┌────────
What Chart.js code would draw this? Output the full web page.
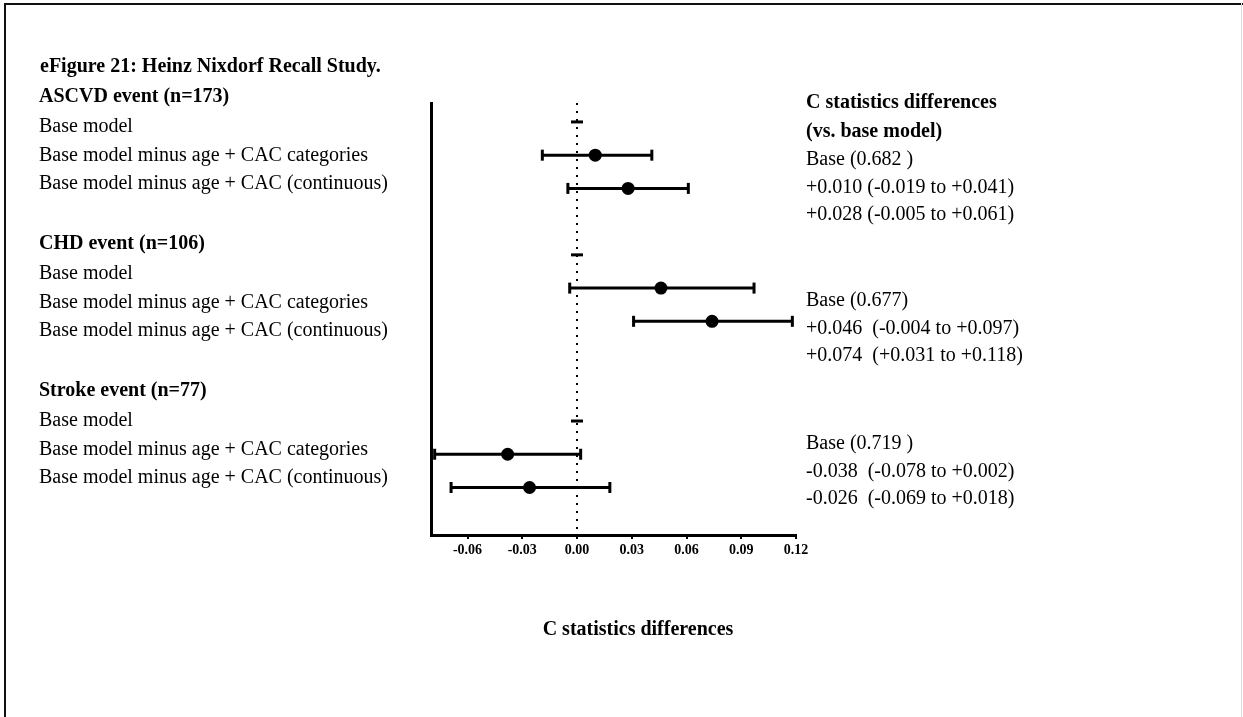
<!DOCTYPE html>
<html>
<head>
<meta charset="utf-8">
<title>eFigure 21</title>
<script src="https://cdn.jsdelivr.net/npm/chart.js@4/dist/chart.umd.min.js"></script>
<style>
  html, body { margin: 0; padding: 0; background: #fff; overflow: hidden; }
  #wrap { position: relative; width: 1243px; height: 717px; }
  #plot { position: absolute; left: 0; top: 0; }
  .frame { position: absolute; left: 4px; top: 3px; right: 0; bottom: -4px;
           border-top: 2px solid #111; border-left: 2px solid #111; }
  .edge { position: absolute; left: 1241px; top: 3px; width: 1px; height: 714px; background: #ddd; }
  .txt { position: absolute; font-family: "Liberation Serif", "Times New Roman", serif;
         font-size: 20px; line-height: 28px; color: #000; white-space: pre; }
  .b { font-weight: bold; }
  .mid { transform: translateX(-50%); }
</style>
</head>
<body>
<div id="wrap">
  <div class="frame"></div>
  <div class="edge"></div>
  <canvas id="plot" width="1243" height="717"></canvas>
</div>
<script>
// study data: C statistic of the base model and differences vs. base
var groups = ["ASCVD event (n=173)", "CHD event (n=106)", "Stroke event (n=77)"];
var models = ["Base model", "Base model minus age + CAC categories", "Base model minus age + CAC (continuous)"];
var baseC = [0.682, 0.677, 0.719];
var diffCat = [0.010, 0.046, -0.038];
var loCat = [-0.019, -0.004, -0.078];
var hiCat = [0.041, 0.097, 0.002];
var diffCont = [0.028, 0.074, -0.026];
var loCont = [-0.005, 0.031, -0.069];
var hiCont = [0.061, 0.118, 0.018];
var xTicks = [-0.06, -0.03, 0.00, 0.03, 0.06, 0.09, 0.12];

// row where each group starts on the y scale (blank rows between groups)
var groupRow = [0, 4, 9];
var Y_MIN = -0.57, Y_MAX = 12.43;

var wrap = document.getElementById("wrap");
function place(text, x, cy, cls) {
  var d = document.createElement("div");
  d.className = "txt" + (cls ? " " + cls : "");
  d.style.left = x + "px";
  d.style.top = (cy - 14) + "px";
  d.textContent = text;
  wrap.appendChild(d);
}

function sign(v) {
  return (v >= 0 ? "+" : "-") + Math.abs(v).toFixed(3);
}

// left labels
place("eFigure 21: Heinz Nixdorf Recall Study.", 40, 65, "b");
var headY = [95, 242, 389];
for (var g = 0; g < groups.length; g++) {
  place(groups[g], 39, headY[g], "b");
  place(models[0], 39, headY[g] + 30);
  place(models[1], 39, headY[g] + 58.5);
  place(models[2], 39, headY[g] + 87);
}

// right column: differences with 95% CI
place("C statistics differences", 806, 101, "b");
place("(vs. base model)", 806, 130, "b");
var statY = [158, 299, 441.5];
var gap = [" ", "  ", "  "];
var baseTail = [" )", ")", " )"];
for (var g = 0; g < groups.length; g++) {
  place("Base (" + baseC[g].toFixed(3) + baseTail[g], 806, statY[g]);
  place(sign(diffCat[g]) + gap[g] + "(" + sign(loCat[g]) + " to " + sign(hiCat[g]) + ")", 806, statY[g] + 28);
  place(sign(diffCont[g]) + gap[g] + "(" + sign(loCont[g]) + " to " + sign(hiCont[g]) + ")", 806, statY[g] + 55);
}

// x axis title below the plot
place("C statistics differences", 638, 628, "b mid");

// build datasets
var datasets = [];
datasets.push({
  data: [{x: 0, y: Y_MIN}, {x: 0, y: Y_MAX}],
  showLine: true,
  borderColor: "#000",
  borderWidth: 2,
  borderDash: [2, 6],
  pointRadius: 0,
  order: 3
});

var est = [];
var base = [];
for (var g = 0; g < groups.length; g++) {
  var r = groupRow[g];
  base.push({x: 0, y: r});
  var rows = [
    [r + 1, diffCat[g], loCat[g], hiCat[g]],
    [r + 2, diffCont[g], loCont[g], hiCont[g]]
  ];
  rows.forEach(function(row) {
    est.push({x: row[1], y: row[0]});
    datasets.push({
      data: [{x: row[2], y: row[0]}, {x: row[3], y: row[0]}],
      showLine: true,
      borderColor: "#000",
      borderWidth: 3,
      pointStyle: "line",
      pointRotation: 90,
      pointRadius: 5.5,
      pointBorderWidth: 3,
      pointBorderColor: "#000",
      order: 2
    });
  });
}

datasets.push({
  data: base,
  pointStyle: "line",
  pointRadius: 6,
  pointBorderWidth: 3,
  pointBorderColor: "#000",
  order: 1
});
datasets.push({
  data: est,
  pointRadius: 6.5,
  pointBorderWidth: 0,
  pointBackgroundColor: "#000",
  order: 0
});

new Chart(document.getElementById("plot"), {
  type: "scatter",
  data: { datasets: datasets },
  options: {
    responsive: false,
    animation: false,
    devicePixelRatio: 1,
    layout: { padding: { left: 431, right: 447, top: 103, bottom: 152 } },
    plugins: { legend: { display: false }, tooltip: { enabled: false } },
    scales: {
      x: {
        type: "linear",
        min: -0.08,
        max: 0.12,
        afterBuildTicks: function(scale) {
          scale.ticks = xTicks.map(function(v) { return {value: v}; });
        },
        afterFit: function(scale) { scale.height = 30; },
        ticks: {
          color: "#000",
          padding: 3,
          maxRotation: 0,
          font: { family: "'Liberation Serif', 'Times New Roman', serif", size: 14, weight: "bold" },
          callback: function(v) { return Number(v).toFixed(2); }
        },
        grid: { drawOnChartArea: false, drawTicks: true, tickLength: 4, color: "#000", lineWidth: 2 },
        border: { display: true, color: "#000", width: 3 }
      },
      y: {
        type: "linear",
        reverse: true,
        min: Y_MIN,
        max: Y_MAX,
        afterFit: function(scale) { scale.width = 0; },
        ticks: { display: false },
        grid: { display: false },
        border: { display: true, color: "#000", width: 3 }
      }
    }
  }
});
</script>
</body>
</html>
└────────
§ Task to carry out
Return all of the data exactly as written, and drop the pictures.

§ Task solution
What Chart.js code would draw this? Output the full web page.
<!DOCTYPE html>
<html>
<head>
<meta charset="utf-8">
<title>eFigure 21</title>
<script src="https://cdn.jsdelivr.net/npm/chart.js@4/dist/chart.umd.min.js"></script>
<style>
  html, body { margin: 0; padding: 0; background: #fff; overflow: hidden; }
  #wrap { position: relative; width: 1243px; height: 717px; }
  #plot { position: absolute; left: 0; top: 0; }
  .frame { position: absolute; left: 4px; top: 3px; right: 0; bottom: -4px;
           border-top: 2px solid #111; border-left: 2px solid #111; }
  .edge { position: absolute; left: 1241px; top: 3px; width: 1px; height: 714px; background: #ddd; }
  .txt { position: absolute; font-family: "Liberation Serif", "Times New Roman", serif;
         font-size: 20px; line-height: 28px; color: #000; white-space: pre; }
  .b { font-weight: bold; }
  .mid { transform: translateX(-50%); }
</style>
</head>
<body>
<div id="wrap">
  <div class="frame"></div>
  <div class="edge"></div>
  <canvas id="plot" width="1243" height="717"></canvas>
</div>
<script>
// study data: C statistic of the base model and differences vs. base
var groups = ["ASCVD event (n=173)", "CHD event (n=106)", "Stroke event (n=77)"];
var models = ["Base model", "Base model minus age + CAC categories", "Base model minus age + CAC (continuous)"];
var baseC = [0.682, 0.677, 0.719];
var diffCat = [0.010, 0.046, -0.038];
var loCat = [-0.019, -0.004, -0.078];
var hiCat = [0.041, 0.097, 0.002];
var diffCont = [0.028, 0.074, -0.026];
var loCont = [-0.005, 0.031, -0.069];
var hiCont = [0.061, 0.118, 0.018];
var xTicks = [-0.06, -0.03, 0.00, 0.03, 0.06, 0.09, 0.12];

// row where each group starts on the y scale (blank rows between groups)
var groupRow = [0, 4, 9];
var Y_MIN = -0.57, Y_MAX = 12.43;

var wrap = document.getElementById("wrap");
function place(text, x, cy, cls) {
  var d = document.createElement("div");
  d.className = "txt" + (cls ? " " + cls : "");
  d.style.left = x + "px";
  d.style.top = (cy - 14) + "px";
  d.textContent = text;
  wrap.appendChild(d);
}

function sign(v) {
  return (v >= 0 ? "+" : "-") + Math.abs(v).toFixed(3);
}

// left labels
place("eFigure 21: Heinz Nixdorf Recall Study.", 40, 65, "b");
var headY = [95, 242, 389];
for (var g = 0; g < groups.length; g++) {
  place(groups[g], 39, headY[g], "b");
  place(models[0], 39, headY[g] + 30);
  place(models[1], 39, headY[g] + 58.5);
  place(models[2], 39, headY[g] + 87);
}

// right column: differences with 95% CI
place("C statistics differences", 806, 101, "b");
place("(vs. base model)", 806, 130, "b");
var statY = [158, 299, 441.5];
var gap = [" ", "  ", "  "];
var baseTail = [" )", ")", " )"];
for (var g = 0; g < groups.length; g++) {
  place("Base (" + baseC[g].toFixed(3) + baseTail[g], 806, statY[g]);
  place(sign(diffCat[g]) + gap[g] + "(" + sign(loCat[g]) + " to " + sign(hiCat[g]) + ")", 806, statY[g] + 28);
  place(sign(diffCont[g]) + gap[g] + "(" + sign(loCont[g]) + " to " + sign(hiCont[g]) + ")", 806, statY[g] + 55);
}

// x axis title below the plot
place("C statistics differences", 638, 628, "b mid");

// build datasets
var datasets = [];
datasets.push({
  data: [{x: 0, y: Y_MIN}, {x: 0, y: Y_MAX}],
  showLine: true,
  borderColor: "#000",
  borderWidth: 2,
  borderDash: [2, 6],
  pointRadius: 0,
  order: 3
});

var est = [];
var base = [];
for (var g = 0; g < groups.length; g++) {
  var r = groupRow[g];
  base.push({x: 0, y: r});
  var rows = [
    [r + 1, diffCat[g], loCat[g], hiCat[g]],
    [r + 2, diffCont[g], loCont[g], hiCont[g]]
  ];
  rows.forEach(function(row) {
    est.push({x: row[1], y: row[0]});
    datasets.push({
      data: [{x: row[2], y: row[0]}, {x: row[3], y: row[0]}],
      showLine: true,
      borderColor: "#000",
      borderWidth: 3,
      pointStyle: "line",
      pointRotation: 90,
      pointRadius: 5.5,
      pointBorderWidth: 3,
      pointBorderColor: "#000",
      order: 2
    });
  });
}

datasets.push({
  data: base,
  pointStyle: "line",
  pointRadius: 6,
  pointBorderWidth: 3,
  pointBorderColor: "#000",
  order: 1
});
datasets.push({
  data: est,
  pointRadius: 6.5,
  pointBorderWidth: 0,
  pointBackgroundColor: "#000",
  order: 0
});

new Chart(document.getElementById("plot"), {
  type: "scatter",
  data: { datasets: datasets },
  options: {
    responsive: false,
    animation: false,
    devicePixelRatio: 1,
    layout: { padding: { left: 431, right: 447, top: 103, bottom: 152 } },
    plugins: { legend: { display: false }, tooltip: { enabled: false } },
    scales: {
      x: {
        type: "linear",
        min: -0.08,
        max: 0.12,
        afterBuildTicks: function(scale) {
          scale.ticks = xTicks.map(function(v) { return {value: v}; });
        },
        afterFit: function(scale) { scale.height = 30; },
        ticks: {
          color: "#000",
          padding: 3,
          maxRotation: 0,
          font: { family: "'Liberation Serif', 'Times New Roman', serif", size: 14, weight: "bold" },
          callback: function(v) { return Number(v).toFixed(2); }
        },
        grid: { drawOnChartArea: false, drawTicks: true, tickLength: 4, color: "#000", lineWidth: 2 },
        border: { display: true, color: "#000", width: 3 }
      },
      y: {
        type: "linear",
        reverse: true,
        min: Y_MIN,
        max: Y_MAX,
        afterFit: function(scale) { scale.width = 0; },
        ticks: { display: false },
        grid: { display: false },
        border: { display: true, color: "#000", width: 3 }
      }
    }
  }
});
</script>
</body>
</html>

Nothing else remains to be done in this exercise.